Man I'd love to have a two semester course where I could work on a project and get advice from Brian Kernighan. I hope all the Princeton CS students understand how lucky they are
Oh, the vast majority of students definitely are well aware. His classes are in high demand and regularly fill up quickly and spill into wait-lists, come registration time.
It's been about a decade since I attended, but IME I felt there were many undergraduate courses that were competently taught by overqualified luminaries in their fields (meaning, for those examples, you could probably get the same quality education from a much cheaper institution), but Prof. Kernighan's classes stood out as among the 2-3 truly unique and special highlights of a Princeton CS education.
OTOH, there's nothing quite like disappointing professors in their own classes while studying their own eponymous algorithms (sorry Prof. Tarjan... it's not you, it's me).
That’s often the case in research. For my first 6-8 months in my new lab I pretty much spend most of my mental energy finding how to combine my own research interests while fitting in the lab (i.e. do something that my prof would approve). It’s mostly solved now, in part by doing some side project secretly, but the big take away is that politics is actually an important part of how research is done in real life.
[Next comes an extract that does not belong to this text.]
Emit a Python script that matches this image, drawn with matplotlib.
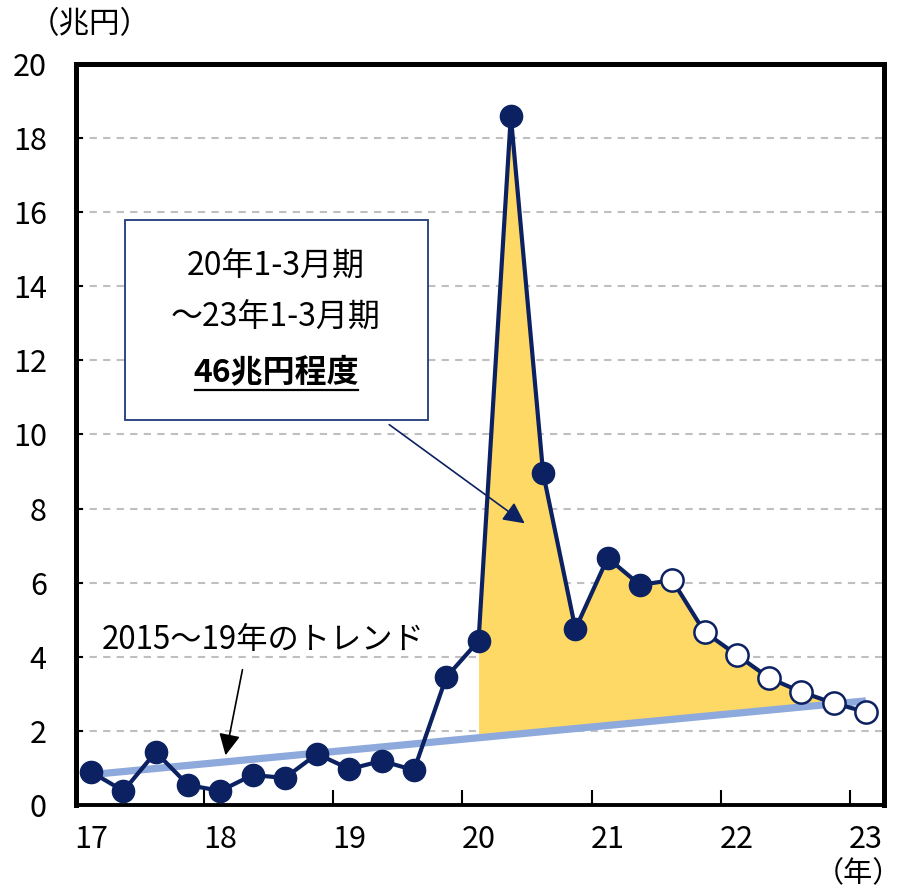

You can take the CS major as either a Bachelor's or an Engineering degree. Princeton requires all Bachelor's students to do two semesters of "independent work" their junior year, plus a thesis senior years. Engineering students have to do one semester of independent work, but they have to take additional courses and have more specific requirements. (The CS BSE degree is currently unique in not requiring a thesis.)
For many departments, junior independent work is a 20ish page research paper you write over the course of the semester either as part of a seminar or one-on-one with an advisor, so the CS independent work is intended to be roughly equivalent in terms of rigor. It's my understanding that most CS students work on a significant piece of software with a writeup at the end of the semester—often (but not always) in a semester on a single topic (eg computer vision, digital audio, etc) junior fall, and one-on-one with an advisor (or in a lab) junior spring. BSE students will often do their one semester of independent work senior year, in either form.
It's often pretty daunting staring at these requirements—and a lot of the onus is on you, the student, to figure out what you want to do and initiate it—so this advice seems to me to be aimed at students starting to plan their independent work.
Don't take this as gospel—I'm actually not a CS major, somewhat ironically, though I have many friends who are. Just hope this helps to contextualize Kernighan's advice.